The US Is Now Averaging 100,000 New Cases Per Day
By Emily Gu
As of right now, daily cases are averaging 100,000 in the U.S. This milestone was last reached during the rise of cases in the winter. This was proof of how fast the Ddelta variant was spreading.
The U.S. was averaging 11,000 daily cases in late june, but now the number has skyrocketed to 107,143.
The daily cases had peaked at 250,000 in early January, and then they decreased and bottomed out in June. Now the cases have gone back up, over 100,000, despite the fact that the vaccine has been distributed to over 70% of the adult population.

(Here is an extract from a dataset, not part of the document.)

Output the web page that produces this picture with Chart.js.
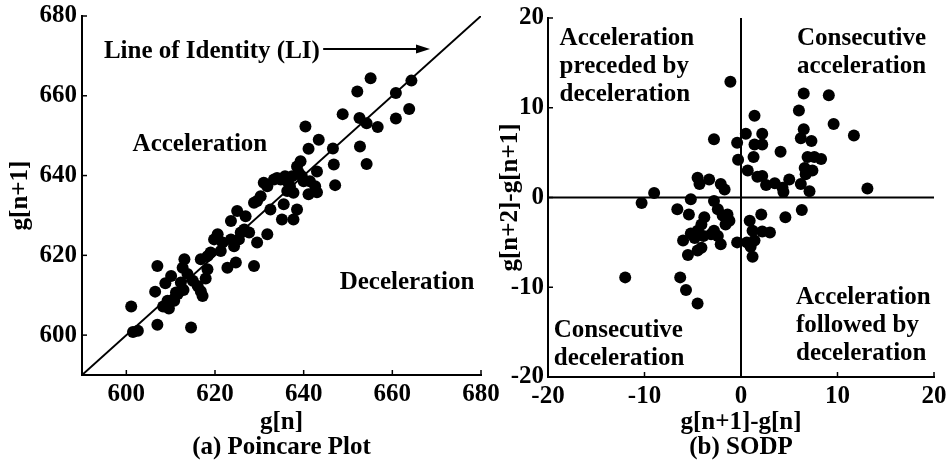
<!DOCTYPE html>
<html>
<head>
<meta charset="utf-8">
<script src="https://cdn.jsdelivr.net/npm/chart.js@4.4.0/dist/chart.umd.min.js"></script>
<style>
  body { margin: 0; background: #fff; }
  #wrap { position: relative; width: 950px; height: 464px; }
  canvas { position: absolute; top: 0; }
</style>
</head>
<body>
<div id="wrap">
  <canvas id="poincare" width="500" height="464" style="left:0"></canvas>
  <canvas id="sodp" width="470" height="464" style="left:480px"></canvas>
</div>
<script>
// Poincare plot: g[n] against g[n+1]
const pcX = [601.1, 601.5, 602.6, 607.0, 607.0, 606.5, 608.8, 610.1, 608.3, 609.6,
             610.8, 611.6, 612.9, 613.1, 612.7, 613.8, 615.0, 614.6, 616.8, 617.2,
             617.9, 616.8, 618.3, 619.0, 620.6, 621.3, 621.7, 622.8, 624.7, 623.6,
             624.3, 625.4, 625.0, 626.9, 626.6, 627.7, 628.8, 629.5, 631.8, 628.8,
             631.0, 630.3, 632.5, 634.0, 635.5, 635.1, 635.8, 636.9, 637.7, 638.5,
             637.7, 639.3, 638.9, 640.0, 640.4, 641.1, 641.1, 642.6, 643.0, 643.0,
             643.4, 646.6, 646.8, 647.1, 648.8, 652.1, 652.6, 652.7, 654.2, 654.2,
             655.1, 656.7, 660.8, 660.8, 663.8, 664.3, 619.8, 623.6, 625.8, 629.5,
             631.8, 633.3, 636.3, 637.4, 638.5, 639.6, 641.4, 636.3, 634.8, 618.3,
             616.1, 612.3, 611.2, 609.3];
const pcY = [607.2, 600.8, 601.1, 602.6, 617.3, 610.9, 613.0, 614.8, 607.2, 606.7,
             608.6, 610.3, 611.3, 619.0, 616.9, 615.3, 613.6, 601.9, 611.0, 609.8,
             614.2, 619.0, 619.8, 620.7, 625.3, 621.1, 623.2, 616.9, 618.2, 628.6,
             622.3, 624.0, 631.1, 629.8, 626.5, 625.7, 617.3, 623.2, 625.3, 633.2,
             638.2, 634.8, 631.5, 639.4, 632.8, 629.0, 639.8, 637.3, 629.0, 631.5,
             635.7, 643.6, 640.7, 638.6, 652.3, 646.7, 635.3, 637.3, 635.8, 641.0,
             649.0, 646.8, 642.8, 637.6, 655.4, 661.1, 654.4, 647.3, 653.1, 642.9,
             664.4, 652.2, 660.7, 654.3, 656.7, 663.8, 624.0, 624.0, 625.7, 633.6,
             637.3, 639.0, 638.6, 639.8, 642.3, 639.8, 638.6, 636.1, 639.0, 616.5,
             612.3, 613.2, 610.7, 608.6];
const pcTicks = [600, 620, 640, 660, 680];

// second order difference plot
const sodpX = [-1.1, 6.5, 9.1, 6.0, 1.4, 9.6, 11.7, 6.5, 6.2, 7.3,
               -2.8, -0.4, 0.5, 1.4, 2.2, 2.2, 4.1, 1.3, -0.3, 0.7,
               1.7, 2.2, 2.6, 3.5, 4.3, 4.4, 5.0, 6.2, 6.6, 6.9,
               7.6, 8.3, 7.4, 6.7, 7.1, 13.1, 6.3, 4.6, 2.1, 0.9,
               1.2, 2.2, 3.0, 1.4, 1.0, 1.2, -0.4, 0.6, -4.5, -4.3,
               -3.3, -2.1, -1.7, -5.2, -6.6, -5.4, -9.0, -10.3, -2.8, -2.4,
               -1.9, -1.4, -1.2, -1.6, -3.8, -4.1, -4.5, -5.2, -6.0, -3.9,
               -3.1, -2.4, -2.1, -4.1, -4.5, -5.5, -12.0, -6.3, -5.7, -4.5,
               -4.8, -2.8];
const sodpY = [12.9, 11.6, 11.4, 9.7, 9.1, 8.2, 6.9, 7.6, 6.6, 6.3,
               6.5, 6.1, 7.1, 5.9, 7.1, 5.9, 5.1, 4.5, 4.2, 3.0,
               2.3, 2.4, 1.4, 1.6, 1.1, 0.6, 2.0, 1.5, 3.3, 4.5,
               4.5, 4.3, 3.0, 2.6, 0.7, 1.0, -1.4, -2.2, -1.9, -2.6,
               -3.7, -3.8, -3.9, -4.8, -5.5, -6.6, -5.0, -5.0, 2.2, 1.5,
               2.0, 1.5, 0.9, -0.2, -1.3, -1.9, 0.5, -0.6, -0.4, -1.3,
               -2.0, -1.9, -2.6, -3.0, -2.2, -3.0, -3.7, -4.0, -4.8, -4.3,
               -4.1, -4.3, -5.2, -5.6, -5.9, -6.4, -8.9, -8.9, -10.3, -11.8,
               -4.5, -3.7];
const sodpTicks = [-20, -10, 0, 10, 20];

const FONT = { family: "'Liberation Serif', 'Times New Roman', serif", size: 25, weight: 'bold' };

// text placed in data coordinates; align 'center' or 'left'
const pcNotes = [
  { x: 619.3, y: 671, align: 'center', lines: ['Line of Identity (LI)'] },
  { x: 616.6, y: 647.7, align: 'center', lines: ['Acceleration'] },
  { x: 663.3, y: 613.1, align: 'center', lines: ['Deceleration'] }
];
const pcArrow = { x1: 644.4, x2: 668.5, y: 671.7 };
const sodpNotes = [
  { x: -18.8, y: 17.7, align: 'left', lines: ['Acceleration', 'preceded by', 'deceleration'] },
  { x: 5.8, y: 17.7, align: 'left', lines: ['Consecutive', 'acceleration'] },
  { x: 5.7, y: -11.2, align: 'left', lines: ['Acceleration', 'followed by', 'deceleration'] },
  { x: -19.4, y: -14.8, align: 'left', lines: ['Consecutive', 'deceleration'] }
];

function toPoints(xs, ys) {
  return xs.map((v, i) => ({ x: v, y: ys[i] }));
}

// MATLAB style short ticks pointing into the plot, plus text notes
function decorations(notes, arrow) {
  return {
    id: 'decorations',
    afterDatasetsDraw(chart) {
      const { ctx, chartArea, scales: { x, y } } = chart;
      ctx.save();
      ctx.strokeStyle = '#000';
      ctx.lineWidth = 1.5;
      x.ticks.forEach(t => {
        const px = x.getPixelForValue(t.value);
        ctx.beginPath();
        ctx.moveTo(px, chartArea.bottom);
        ctx.lineTo(px, chartArea.bottom - 5);
        ctx.stroke();
      });
      y.ticks.forEach(t => {
        const py = y.getPixelForValue(t.value);
        ctx.beginPath();
        ctx.moveTo(chartArea.left, py);
        ctx.lineTo(chartArea.left + 5, py);
        ctx.stroke();
      });

      ctx.fillStyle = '#000';
      ctx.font = `bold ${FONT.size}px ${FONT.family}`;
      ctx.textBaseline = 'middle';
      notes.forEach(n => {
        ctx.textAlign = n.align;
        const px = x.getPixelForValue(n.x);
        const py = y.getPixelForValue(n.y);
        n.lines.forEach((line, i) => ctx.fillText(line, px, py + i * 28));
      });

      if (arrow) {
        const ax1 = x.getPixelForValue(arrow.x1);
        const ax2 = x.getPixelForValue(arrow.x2);
        const ay = y.getPixelForValue(arrow.y);
        ctx.lineWidth = 2;
        ctx.beginPath();
        ctx.moveTo(ax1, ay);
        ctx.lineTo(ax2 - 8, ay);
        ctx.stroke();
        ctx.beginPath();
        ctx.moveTo(ax2, ay);
        ctx.lineTo(ax2 - 14, ay - 4.5);
        ctx.lineTo(ax2 - 14, ay + 4.5);
        ctx.closePath();
        ctx.fill();
      }
      ctx.restore();
    }
  };
}

function axis(min, max, tickList, title, width, height, tickPad, titlePad) {
  return {
    type: 'linear',
    min: min,
    max: max,
    grid: { display: false, drawTicks: false },
    border: { display: true, color: '#000', width: 2 },
    ticks: { color: '#000', font: FONT, padding: tickPad, autoSkip: false, maxRotation: 0 },
    title: { display: true, text: title, color: '#000', font: Object.assign({ lineHeight: 1.0 }, FONT), padding: titlePad },
    afterBuildTicks: s => { s.ticks = tickList.map(v => ({ value: v })); },
    afterFit: s => {
      // end labels may hang over the plot edges, keep the plot area fixed
      s.paddingLeft = s.paddingRight = s.paddingTop = s.paddingBottom = 0;
      if (width) s.width = width;
      if (height) s.height = height;
    }
  };
}

function baseOptions(xScale, yScale, pad) {
  return {
    responsive: false,
    animation: false,
    layout: { padding: pad },
    plugins: { legend: { display: false }, tooltip: { enabled: false } },
    scales: { x: xScale, y: yScale }
  };
}

new Chart(document.getElementById('poincare'), {
  type: 'scatter',
  data: {
    datasets: [{
      data: toPoints(pcX, pcY),
      backgroundColor: '#000',
      borderWidth: 0,
      pointRadius: 6
    }, {
      // line of identity
      data: [{ x: 590, y: 590 }, { x: 680, y: 680 }],
      showLine: true,
      borderColor: '#000',
      borderWidth: 2,
      pointRadius: 0
    }]
  },
  options: baseOptions(
    axis(590, 680, pcTicks, ['g[n]', '(a) Poincare Plot'], null, 89, 5, { top: 0, bottom: 4 }),
    axis(590, 680, pcTicks, 'g[n+1]', 82, null, 5, { top: 8, bottom: 0 }),
    { left: 0, right: 19, top: 16, bottom: 0 }
  ),
  plugins: [decorations(pcNotes, pcArrow)]
});

new Chart(document.getElementById('sodp'), {
  type: 'scatter',
  data: {
    datasets: [{
      data: toPoints(sodpX, sodpY),
      backgroundColor: '#000',
      borderWidth: 0,
      pointRadius: 6
    }, {
      data: [{ x: 0, y: -20 }, { x: 0, y: 20 }],
      showLine: true,
      borderColor: '#000',
      borderWidth: 2,
      pointRadius: 0
    }, {
      data: [{ x: -20, y: 0 }, { x: 20, y: 0 }],
      showLine: true,
      borderColor: '#000',
      borderWidth: 2,
      pointRadius: 0
    }]
  },
  options: baseOptions(
    axis(-20, 20, sodpTicks, ['g[n+1]-g[n]', '(b) SODP'], null, 87, 5, { top: 0, bottom: 4 }),
    axis(-20, 20, sodpTicks, 'g[n+2]-g[n+1]', 68, null, 4, { top: 18, bottom: 0 }),
    { left: 0, right: 16, top: 18, bottom: 0 }
  ),
  plugins: [decorations(sodpNotes, null)]
});
</script>
</body>
</html>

The weekly average for daily deaths has also risen, from about 270 deaths per day to 500, as of friday.
The unvaccinated are more at risk to the virus. It is spreading quickly through them, especially in the south, where hospitals are full of patients.
Health officials worry that the cases will continue to rise if the unvaccinated Americans don’t take it soon.
Models show that if the people don’t get vaccinated, the daily cases will skyrocket to several hundreds of thousands, like what happened in early january.
The amount of hospitalized Americans is so overwhelming that hospitals around the U.S. are running out of beds.
Because so many hospitals don’t have space, some patients have to be brought to different, farther, hospitals.
Last weekend, a patient in Houston had to be brought to another hospital in North Dakota to get medical treatment. That’s how bad it’s gotten.
On Friday, Mike Parson announced that 30 ambulances and over 60 medical personnel will be stationed across Missouri, to help transport COVID-19 patients when hospitals are too full to take them in.